Google lead me here while searching on the same question phill asked (sorting floats) so I figured it would be worth posting the answer despite the thread being kind of old. I'm new to perl and am still getting my head wrapped around it but brian d foy's statement "Perl cares more about the verbs than it does the nouns." above really hits the nail on the head. You don't need to convert the strings to floats before applying the sort. You need to tell the sort to sort the values as numbers and not strings.
i.e.
my #foo = ('1.2', '3.4', '2.1', '4.6');
my #foo_sort = sort {$a <=> $b} #foo;
See http://perldoc.perl.org/functions/sort.html for more details on sort
As I understand it int() is not intended as a 'cast' function for designating data type it's simply being (ab)used here to define the context as an arithmetic one. I've (ab)used (0+$val) in the past to ensure that $val is treated as a number.
$var += 0
probably what you want. Be warned however, if $var is string could not be converted to numeric, you'll get the error, and $var will be reset to 0:
my $var = 'abc123';
print "var = $var\n";
$var += 0;
print "var = $var\n";
logs
var = abc123
Argument "abc123" isn't numeric in addition (+) at test.pl line 7.
var = 0
Perl really only has three types: scalars, arrays, and hashes.
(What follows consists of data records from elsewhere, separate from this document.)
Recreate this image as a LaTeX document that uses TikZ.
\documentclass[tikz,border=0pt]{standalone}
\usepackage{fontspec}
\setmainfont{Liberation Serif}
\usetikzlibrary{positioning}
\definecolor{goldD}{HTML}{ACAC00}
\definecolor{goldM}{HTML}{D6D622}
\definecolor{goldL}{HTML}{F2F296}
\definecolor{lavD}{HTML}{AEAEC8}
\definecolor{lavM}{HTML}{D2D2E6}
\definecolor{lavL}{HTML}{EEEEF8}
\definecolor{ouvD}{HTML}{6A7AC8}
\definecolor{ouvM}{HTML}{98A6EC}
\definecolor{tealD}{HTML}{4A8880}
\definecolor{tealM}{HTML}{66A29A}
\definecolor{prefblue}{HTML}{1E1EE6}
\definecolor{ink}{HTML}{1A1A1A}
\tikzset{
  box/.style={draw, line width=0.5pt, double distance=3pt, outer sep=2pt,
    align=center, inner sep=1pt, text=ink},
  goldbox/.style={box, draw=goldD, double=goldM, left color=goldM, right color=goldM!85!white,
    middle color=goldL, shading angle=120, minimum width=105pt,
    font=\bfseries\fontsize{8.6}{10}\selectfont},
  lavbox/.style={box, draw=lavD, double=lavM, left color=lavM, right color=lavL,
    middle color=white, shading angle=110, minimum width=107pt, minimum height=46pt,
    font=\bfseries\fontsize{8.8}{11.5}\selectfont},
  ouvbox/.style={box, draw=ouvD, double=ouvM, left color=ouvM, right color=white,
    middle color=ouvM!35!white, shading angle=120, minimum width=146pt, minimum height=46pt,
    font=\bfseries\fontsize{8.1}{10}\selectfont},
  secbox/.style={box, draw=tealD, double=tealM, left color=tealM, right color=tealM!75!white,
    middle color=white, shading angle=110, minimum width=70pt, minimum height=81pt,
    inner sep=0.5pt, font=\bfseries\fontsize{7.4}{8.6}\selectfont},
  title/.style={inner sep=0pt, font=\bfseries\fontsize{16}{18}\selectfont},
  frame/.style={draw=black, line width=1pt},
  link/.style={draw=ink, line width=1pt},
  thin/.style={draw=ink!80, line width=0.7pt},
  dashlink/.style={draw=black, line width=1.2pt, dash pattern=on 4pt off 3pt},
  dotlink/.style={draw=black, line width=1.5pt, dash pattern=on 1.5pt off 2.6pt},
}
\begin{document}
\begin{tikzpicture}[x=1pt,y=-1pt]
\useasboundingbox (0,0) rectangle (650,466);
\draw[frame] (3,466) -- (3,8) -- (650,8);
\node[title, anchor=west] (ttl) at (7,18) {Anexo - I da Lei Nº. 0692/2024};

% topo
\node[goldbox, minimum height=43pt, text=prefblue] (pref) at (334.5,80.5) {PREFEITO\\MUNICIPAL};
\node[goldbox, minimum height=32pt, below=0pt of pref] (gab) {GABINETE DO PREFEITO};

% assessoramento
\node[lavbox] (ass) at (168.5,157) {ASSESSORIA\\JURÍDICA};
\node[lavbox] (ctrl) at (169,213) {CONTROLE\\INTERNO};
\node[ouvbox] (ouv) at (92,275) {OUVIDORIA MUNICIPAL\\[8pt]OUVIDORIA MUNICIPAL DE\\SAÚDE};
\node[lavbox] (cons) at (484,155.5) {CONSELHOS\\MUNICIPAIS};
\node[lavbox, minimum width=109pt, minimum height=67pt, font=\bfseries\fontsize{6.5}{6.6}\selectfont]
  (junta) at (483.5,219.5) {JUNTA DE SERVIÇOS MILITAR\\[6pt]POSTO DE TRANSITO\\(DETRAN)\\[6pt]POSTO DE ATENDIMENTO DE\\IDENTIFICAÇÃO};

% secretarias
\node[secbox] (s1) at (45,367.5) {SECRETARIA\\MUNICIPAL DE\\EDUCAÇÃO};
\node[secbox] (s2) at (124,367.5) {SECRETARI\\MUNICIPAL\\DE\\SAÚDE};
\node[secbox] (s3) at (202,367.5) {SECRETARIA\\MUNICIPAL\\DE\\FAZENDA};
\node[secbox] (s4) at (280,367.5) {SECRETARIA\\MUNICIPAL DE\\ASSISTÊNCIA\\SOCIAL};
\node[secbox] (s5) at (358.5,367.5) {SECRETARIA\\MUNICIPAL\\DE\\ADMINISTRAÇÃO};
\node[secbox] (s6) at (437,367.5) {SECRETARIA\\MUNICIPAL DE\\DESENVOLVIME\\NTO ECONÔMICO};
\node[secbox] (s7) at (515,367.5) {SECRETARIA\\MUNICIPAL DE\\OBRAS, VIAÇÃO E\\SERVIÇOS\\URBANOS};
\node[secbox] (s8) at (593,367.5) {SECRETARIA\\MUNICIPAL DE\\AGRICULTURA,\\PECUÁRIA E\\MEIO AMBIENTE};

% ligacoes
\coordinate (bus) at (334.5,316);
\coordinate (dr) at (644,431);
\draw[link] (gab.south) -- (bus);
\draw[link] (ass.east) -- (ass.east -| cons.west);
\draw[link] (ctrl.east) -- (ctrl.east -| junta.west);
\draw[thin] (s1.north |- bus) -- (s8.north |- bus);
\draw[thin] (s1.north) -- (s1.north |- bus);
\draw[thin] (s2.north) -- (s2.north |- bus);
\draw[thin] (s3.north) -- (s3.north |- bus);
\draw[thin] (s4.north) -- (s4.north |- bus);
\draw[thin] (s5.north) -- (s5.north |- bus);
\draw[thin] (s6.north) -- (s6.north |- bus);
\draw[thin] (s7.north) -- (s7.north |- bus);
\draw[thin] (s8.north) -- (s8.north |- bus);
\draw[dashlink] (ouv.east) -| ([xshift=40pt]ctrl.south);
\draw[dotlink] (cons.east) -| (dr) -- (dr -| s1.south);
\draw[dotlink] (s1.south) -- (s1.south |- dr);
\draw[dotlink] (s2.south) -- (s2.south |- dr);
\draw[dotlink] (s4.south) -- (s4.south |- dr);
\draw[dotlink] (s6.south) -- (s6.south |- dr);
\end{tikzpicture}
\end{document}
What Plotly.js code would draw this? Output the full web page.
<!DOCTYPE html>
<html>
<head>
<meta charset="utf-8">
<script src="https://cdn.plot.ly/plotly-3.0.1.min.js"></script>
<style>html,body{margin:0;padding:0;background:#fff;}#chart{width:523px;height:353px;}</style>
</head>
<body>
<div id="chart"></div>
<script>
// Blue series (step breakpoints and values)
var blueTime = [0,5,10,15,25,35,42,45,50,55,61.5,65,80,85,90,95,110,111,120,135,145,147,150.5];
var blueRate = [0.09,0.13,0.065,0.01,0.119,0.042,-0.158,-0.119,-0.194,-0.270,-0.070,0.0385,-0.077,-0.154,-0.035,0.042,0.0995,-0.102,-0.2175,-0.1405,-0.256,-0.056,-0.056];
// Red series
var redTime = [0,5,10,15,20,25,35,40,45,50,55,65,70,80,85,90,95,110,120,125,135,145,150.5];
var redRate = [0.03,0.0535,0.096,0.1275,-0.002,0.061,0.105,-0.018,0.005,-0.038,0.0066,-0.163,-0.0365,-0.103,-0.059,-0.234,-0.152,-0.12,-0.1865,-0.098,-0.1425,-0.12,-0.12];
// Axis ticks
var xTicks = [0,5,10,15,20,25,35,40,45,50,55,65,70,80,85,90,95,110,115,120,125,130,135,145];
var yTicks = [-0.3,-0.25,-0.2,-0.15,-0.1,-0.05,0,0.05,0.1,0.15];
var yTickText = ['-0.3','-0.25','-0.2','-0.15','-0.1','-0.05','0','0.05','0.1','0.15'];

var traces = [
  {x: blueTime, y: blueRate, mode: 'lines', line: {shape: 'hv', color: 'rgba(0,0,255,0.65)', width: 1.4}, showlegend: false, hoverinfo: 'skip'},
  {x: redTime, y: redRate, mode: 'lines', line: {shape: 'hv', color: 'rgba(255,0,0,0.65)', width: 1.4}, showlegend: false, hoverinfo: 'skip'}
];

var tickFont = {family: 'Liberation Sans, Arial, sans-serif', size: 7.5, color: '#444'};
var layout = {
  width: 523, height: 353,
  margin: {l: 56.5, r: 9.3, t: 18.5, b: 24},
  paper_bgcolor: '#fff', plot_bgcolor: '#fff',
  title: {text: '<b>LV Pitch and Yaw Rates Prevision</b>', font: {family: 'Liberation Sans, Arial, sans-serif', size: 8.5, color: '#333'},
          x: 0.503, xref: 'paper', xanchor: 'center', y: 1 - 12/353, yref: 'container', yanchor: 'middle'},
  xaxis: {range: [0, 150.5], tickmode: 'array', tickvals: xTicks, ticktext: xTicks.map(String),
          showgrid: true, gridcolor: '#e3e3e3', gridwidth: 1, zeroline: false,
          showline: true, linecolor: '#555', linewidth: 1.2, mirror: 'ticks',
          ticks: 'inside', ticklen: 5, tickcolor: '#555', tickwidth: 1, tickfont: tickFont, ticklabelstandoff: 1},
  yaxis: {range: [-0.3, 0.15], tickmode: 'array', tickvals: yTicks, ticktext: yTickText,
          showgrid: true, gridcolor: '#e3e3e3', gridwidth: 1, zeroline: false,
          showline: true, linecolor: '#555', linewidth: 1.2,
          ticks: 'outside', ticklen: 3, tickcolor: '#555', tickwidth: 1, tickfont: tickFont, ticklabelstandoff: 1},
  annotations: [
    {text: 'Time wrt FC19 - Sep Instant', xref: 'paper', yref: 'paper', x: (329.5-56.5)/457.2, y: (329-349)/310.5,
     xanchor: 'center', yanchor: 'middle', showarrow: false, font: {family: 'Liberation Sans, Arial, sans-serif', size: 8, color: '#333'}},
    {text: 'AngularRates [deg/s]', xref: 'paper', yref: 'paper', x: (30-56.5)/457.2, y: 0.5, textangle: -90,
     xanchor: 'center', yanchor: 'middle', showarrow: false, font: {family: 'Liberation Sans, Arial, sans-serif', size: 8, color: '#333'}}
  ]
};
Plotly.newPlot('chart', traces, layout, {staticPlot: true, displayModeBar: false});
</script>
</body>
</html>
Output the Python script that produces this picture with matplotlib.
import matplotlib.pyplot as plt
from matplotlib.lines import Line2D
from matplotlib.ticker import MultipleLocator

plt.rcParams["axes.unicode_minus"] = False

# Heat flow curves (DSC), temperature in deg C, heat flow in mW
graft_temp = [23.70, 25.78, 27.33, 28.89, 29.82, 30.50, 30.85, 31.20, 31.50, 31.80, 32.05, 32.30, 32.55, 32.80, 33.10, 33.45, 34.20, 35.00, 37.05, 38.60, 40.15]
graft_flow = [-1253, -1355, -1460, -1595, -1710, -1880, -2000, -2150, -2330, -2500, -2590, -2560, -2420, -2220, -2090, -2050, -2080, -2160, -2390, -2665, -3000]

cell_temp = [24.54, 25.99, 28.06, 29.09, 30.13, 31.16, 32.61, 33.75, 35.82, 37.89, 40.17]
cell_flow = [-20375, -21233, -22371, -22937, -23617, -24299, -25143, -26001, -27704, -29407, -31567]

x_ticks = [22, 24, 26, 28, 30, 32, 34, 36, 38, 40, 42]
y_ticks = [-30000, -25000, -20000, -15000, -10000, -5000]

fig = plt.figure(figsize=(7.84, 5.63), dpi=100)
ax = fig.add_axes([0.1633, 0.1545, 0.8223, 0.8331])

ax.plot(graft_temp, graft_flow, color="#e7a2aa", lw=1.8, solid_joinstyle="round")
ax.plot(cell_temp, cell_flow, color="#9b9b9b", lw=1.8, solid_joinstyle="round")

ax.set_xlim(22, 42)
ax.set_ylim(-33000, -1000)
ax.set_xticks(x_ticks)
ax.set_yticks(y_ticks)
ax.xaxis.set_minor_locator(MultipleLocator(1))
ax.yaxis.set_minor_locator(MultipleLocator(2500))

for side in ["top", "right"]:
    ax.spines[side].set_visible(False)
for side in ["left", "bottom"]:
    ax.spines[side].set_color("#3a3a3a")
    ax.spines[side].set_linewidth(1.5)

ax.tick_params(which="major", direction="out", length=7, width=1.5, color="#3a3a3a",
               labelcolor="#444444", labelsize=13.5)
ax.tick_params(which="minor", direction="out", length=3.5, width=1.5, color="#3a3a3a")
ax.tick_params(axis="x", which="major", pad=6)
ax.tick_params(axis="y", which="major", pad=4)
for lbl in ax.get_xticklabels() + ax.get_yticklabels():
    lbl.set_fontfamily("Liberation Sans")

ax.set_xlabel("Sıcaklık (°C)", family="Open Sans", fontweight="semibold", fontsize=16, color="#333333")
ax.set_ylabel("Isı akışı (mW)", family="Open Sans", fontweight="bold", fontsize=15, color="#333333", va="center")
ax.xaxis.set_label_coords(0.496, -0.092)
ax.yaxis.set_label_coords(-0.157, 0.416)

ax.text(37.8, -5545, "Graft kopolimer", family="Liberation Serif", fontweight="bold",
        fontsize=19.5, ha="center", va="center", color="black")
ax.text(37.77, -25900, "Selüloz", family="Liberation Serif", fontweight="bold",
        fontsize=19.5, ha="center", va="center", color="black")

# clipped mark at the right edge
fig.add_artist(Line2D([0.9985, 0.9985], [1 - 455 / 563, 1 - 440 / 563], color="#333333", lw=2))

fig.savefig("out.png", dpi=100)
And even that distinction is arguable. ;) The way each variable is treated depends on what you do with it:
% perl -e "print 5.4 . 3.4;"
5.43.4
% perl -e "print '5.4' + '3.4';"
8.8
In comparisons it makes a difference if a scalar is a number of a string. And it is not always decidable. I can report a case where perl retrieved a float in "scientific" notation and used that same a few lines below in a comparison:
use strict;
....
next unless $line =~ /and your result is:\s*(.*)/;
my $val = $1;
if ($val < 0.001) {
print "this is small\n";
}
And here $val was not interpreted as numeric for e.g. "2e-77" retrieved from $line. Adding 0 (or 0.0 for good ole C programmers) helped.
Perl is weakly typed and context based. Many scalars can be treated both as strings and numbers, depending on the operators you use.
$a = 7*6; $b = 7x6; print "$a $b\n";
You get 42 777777.
There is a subtle difference, however. When you read numeric data from a text file into a data structure, and then view it with Data::Dumper, you'll notice that your numbers are quoted. Perl treats them internally as strings.
Read:$my_hash{$1} = $2 if /(.+)=(.+)\n/;.
Dump:'foo' => '42'
If you want unquoted numbers in the dump:
Read:$my_hash{$1} = $2+0 if /(.+)=(.+)\n/;.
Dump:'foo' => 42
After $2+0 Perl notices that you've treated $2 as a number, because you used a numeric operator.
I noticed this whilst trying to compare two hashes with Data::Dumper.